EXERCISE DESCRIPTION
Copy every line of the records below that holds the word "matplotlib".

(Figure scripts)
————————

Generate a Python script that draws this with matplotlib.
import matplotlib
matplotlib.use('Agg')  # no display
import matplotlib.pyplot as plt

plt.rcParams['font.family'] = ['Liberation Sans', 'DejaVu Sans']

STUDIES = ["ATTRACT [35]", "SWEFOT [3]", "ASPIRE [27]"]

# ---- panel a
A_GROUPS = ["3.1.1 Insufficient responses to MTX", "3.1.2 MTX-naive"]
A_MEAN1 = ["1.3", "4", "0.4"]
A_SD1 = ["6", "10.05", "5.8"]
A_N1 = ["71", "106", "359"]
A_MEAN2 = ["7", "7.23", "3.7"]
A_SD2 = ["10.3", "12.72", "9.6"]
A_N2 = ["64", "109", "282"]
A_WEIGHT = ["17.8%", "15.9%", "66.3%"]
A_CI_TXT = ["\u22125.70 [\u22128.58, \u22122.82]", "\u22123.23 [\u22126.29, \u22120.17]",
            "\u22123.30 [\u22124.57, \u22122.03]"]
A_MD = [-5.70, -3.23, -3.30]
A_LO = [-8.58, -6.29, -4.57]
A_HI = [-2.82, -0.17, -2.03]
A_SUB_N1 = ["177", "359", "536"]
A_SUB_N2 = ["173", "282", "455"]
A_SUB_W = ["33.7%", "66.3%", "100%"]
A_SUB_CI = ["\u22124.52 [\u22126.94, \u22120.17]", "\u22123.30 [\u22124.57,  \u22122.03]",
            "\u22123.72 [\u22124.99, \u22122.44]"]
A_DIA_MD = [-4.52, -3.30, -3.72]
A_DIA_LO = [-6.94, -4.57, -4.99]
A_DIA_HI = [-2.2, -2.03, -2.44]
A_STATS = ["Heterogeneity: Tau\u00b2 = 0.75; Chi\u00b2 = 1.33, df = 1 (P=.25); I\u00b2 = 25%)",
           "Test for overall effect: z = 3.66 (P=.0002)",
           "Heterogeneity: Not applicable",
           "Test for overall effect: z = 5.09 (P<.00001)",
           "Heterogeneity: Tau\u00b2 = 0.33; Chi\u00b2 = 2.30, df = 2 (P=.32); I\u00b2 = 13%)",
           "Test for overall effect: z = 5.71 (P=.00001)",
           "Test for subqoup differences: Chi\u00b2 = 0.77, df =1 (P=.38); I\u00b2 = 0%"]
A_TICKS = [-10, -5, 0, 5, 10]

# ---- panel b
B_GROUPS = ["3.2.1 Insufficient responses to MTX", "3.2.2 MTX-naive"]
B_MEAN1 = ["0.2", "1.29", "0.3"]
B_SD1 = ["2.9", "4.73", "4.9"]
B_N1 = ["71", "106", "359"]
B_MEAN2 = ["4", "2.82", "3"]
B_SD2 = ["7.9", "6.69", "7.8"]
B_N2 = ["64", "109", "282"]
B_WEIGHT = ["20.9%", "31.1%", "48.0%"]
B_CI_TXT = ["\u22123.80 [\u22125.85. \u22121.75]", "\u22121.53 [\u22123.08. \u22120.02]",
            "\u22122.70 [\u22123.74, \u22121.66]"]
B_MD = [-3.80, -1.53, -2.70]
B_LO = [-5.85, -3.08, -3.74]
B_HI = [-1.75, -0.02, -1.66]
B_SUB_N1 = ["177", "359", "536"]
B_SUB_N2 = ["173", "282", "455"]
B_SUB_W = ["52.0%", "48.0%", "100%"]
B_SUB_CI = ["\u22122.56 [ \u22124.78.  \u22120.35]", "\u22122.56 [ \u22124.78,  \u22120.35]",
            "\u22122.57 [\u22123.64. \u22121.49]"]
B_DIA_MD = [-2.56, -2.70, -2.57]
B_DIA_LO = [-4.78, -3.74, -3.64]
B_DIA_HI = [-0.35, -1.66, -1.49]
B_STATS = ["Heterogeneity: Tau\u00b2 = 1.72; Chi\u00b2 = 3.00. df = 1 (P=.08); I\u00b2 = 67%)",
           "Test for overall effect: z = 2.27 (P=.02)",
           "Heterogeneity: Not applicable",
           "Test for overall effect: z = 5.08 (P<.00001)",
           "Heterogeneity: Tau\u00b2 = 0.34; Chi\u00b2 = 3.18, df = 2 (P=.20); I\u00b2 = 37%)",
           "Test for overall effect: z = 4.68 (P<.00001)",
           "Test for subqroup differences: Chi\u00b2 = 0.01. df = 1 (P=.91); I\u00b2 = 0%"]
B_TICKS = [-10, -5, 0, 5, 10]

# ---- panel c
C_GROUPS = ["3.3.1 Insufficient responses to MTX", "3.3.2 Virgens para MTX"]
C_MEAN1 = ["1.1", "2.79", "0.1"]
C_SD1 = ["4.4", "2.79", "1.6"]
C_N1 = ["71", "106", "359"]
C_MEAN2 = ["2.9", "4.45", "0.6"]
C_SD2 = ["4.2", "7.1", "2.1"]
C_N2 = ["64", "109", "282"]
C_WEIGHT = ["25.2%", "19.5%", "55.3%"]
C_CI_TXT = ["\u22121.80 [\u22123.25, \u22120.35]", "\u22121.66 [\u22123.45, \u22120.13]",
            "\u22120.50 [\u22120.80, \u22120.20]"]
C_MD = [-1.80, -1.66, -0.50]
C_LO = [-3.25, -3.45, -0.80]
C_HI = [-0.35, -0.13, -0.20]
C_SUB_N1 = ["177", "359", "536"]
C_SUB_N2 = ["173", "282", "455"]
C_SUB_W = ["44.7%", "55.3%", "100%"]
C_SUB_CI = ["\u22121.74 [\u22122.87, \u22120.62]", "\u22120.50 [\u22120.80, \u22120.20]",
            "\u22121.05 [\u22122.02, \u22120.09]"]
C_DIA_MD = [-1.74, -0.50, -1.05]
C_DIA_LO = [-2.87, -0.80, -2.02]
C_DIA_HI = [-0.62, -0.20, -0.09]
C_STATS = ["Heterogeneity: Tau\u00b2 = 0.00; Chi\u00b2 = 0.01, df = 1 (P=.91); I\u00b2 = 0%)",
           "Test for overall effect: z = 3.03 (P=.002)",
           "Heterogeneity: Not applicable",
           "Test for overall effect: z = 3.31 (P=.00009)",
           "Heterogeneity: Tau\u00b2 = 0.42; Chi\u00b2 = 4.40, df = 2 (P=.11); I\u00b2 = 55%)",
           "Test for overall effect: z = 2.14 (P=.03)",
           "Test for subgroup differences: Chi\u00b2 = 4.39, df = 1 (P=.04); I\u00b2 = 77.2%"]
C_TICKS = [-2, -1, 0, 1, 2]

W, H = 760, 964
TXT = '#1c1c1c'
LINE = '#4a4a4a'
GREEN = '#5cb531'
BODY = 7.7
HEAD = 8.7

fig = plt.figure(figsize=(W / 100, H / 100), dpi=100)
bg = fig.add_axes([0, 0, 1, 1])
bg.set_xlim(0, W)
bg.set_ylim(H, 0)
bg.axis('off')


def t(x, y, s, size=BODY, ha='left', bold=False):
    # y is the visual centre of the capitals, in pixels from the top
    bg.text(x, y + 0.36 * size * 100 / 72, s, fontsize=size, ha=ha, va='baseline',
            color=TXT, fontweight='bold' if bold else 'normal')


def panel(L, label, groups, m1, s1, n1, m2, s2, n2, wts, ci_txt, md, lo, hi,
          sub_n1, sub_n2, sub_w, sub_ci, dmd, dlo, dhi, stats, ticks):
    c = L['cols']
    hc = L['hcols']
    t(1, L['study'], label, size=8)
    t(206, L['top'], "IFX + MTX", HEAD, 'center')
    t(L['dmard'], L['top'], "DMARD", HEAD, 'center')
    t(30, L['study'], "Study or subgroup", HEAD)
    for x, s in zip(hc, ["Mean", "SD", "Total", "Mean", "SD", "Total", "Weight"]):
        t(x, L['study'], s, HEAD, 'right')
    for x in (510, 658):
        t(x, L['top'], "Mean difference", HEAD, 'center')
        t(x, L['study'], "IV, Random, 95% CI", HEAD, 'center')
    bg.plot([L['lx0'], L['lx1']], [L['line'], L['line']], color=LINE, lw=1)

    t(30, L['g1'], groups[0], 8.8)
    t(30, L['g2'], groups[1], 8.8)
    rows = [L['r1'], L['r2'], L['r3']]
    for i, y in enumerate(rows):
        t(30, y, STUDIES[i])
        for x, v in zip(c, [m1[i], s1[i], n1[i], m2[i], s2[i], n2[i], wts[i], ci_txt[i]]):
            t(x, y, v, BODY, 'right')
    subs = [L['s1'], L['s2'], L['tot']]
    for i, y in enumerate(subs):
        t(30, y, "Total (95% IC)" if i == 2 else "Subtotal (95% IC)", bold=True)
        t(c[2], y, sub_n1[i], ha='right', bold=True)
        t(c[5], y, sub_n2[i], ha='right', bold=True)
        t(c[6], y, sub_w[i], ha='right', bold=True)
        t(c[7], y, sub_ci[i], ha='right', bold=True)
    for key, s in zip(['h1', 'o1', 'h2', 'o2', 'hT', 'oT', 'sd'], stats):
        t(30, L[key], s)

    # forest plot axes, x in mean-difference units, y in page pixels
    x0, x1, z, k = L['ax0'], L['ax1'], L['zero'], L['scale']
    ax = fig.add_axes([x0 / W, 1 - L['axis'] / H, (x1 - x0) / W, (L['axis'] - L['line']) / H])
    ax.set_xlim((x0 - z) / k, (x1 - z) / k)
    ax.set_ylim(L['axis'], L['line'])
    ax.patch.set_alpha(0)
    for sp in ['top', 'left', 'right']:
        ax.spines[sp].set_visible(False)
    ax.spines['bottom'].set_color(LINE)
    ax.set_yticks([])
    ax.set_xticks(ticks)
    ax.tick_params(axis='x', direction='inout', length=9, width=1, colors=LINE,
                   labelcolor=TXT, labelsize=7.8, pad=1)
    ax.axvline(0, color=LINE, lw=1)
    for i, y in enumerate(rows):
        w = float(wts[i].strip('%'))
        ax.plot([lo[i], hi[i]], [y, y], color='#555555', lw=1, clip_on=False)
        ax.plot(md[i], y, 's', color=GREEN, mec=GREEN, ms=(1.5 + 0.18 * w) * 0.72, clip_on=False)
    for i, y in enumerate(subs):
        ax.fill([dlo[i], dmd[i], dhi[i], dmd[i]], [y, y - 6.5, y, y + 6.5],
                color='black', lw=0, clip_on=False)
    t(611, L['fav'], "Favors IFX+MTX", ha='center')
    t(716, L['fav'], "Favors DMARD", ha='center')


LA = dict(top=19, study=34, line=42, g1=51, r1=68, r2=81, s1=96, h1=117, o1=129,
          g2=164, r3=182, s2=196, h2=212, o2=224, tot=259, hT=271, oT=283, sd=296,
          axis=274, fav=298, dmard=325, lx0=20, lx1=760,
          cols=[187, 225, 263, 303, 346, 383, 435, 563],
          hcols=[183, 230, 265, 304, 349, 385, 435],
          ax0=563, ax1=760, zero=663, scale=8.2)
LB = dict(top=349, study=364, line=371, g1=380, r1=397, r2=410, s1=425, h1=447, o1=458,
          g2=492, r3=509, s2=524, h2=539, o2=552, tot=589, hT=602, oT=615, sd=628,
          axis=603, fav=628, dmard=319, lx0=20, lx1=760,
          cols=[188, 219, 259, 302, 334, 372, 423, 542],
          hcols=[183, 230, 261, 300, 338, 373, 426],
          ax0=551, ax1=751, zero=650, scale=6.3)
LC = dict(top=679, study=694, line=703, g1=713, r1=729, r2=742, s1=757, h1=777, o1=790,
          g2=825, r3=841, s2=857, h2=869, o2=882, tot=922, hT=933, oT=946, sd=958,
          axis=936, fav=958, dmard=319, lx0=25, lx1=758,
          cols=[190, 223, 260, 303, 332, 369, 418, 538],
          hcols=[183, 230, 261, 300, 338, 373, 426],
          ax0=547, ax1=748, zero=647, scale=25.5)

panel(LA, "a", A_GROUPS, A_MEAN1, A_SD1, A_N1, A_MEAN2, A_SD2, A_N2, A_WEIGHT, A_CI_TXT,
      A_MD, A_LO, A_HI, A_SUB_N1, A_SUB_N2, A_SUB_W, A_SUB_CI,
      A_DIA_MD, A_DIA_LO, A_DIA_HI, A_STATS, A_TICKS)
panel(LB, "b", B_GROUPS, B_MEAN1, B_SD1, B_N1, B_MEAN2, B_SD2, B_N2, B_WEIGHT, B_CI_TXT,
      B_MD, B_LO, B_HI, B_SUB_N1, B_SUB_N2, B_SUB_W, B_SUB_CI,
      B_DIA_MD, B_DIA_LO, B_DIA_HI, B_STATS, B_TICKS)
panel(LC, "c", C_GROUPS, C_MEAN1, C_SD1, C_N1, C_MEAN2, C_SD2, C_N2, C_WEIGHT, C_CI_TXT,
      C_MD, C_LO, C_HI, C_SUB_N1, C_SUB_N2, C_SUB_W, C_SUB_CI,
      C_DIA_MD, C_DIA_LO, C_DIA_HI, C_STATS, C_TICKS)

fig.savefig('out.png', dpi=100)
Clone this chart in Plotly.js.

————————

RESPONSE TO THE EXERCISE
Generate a Python script that draws this with matplotlib.
import matplotlib
matplotlib.use('Agg')  # no display
import matplotlib.pyplot as plt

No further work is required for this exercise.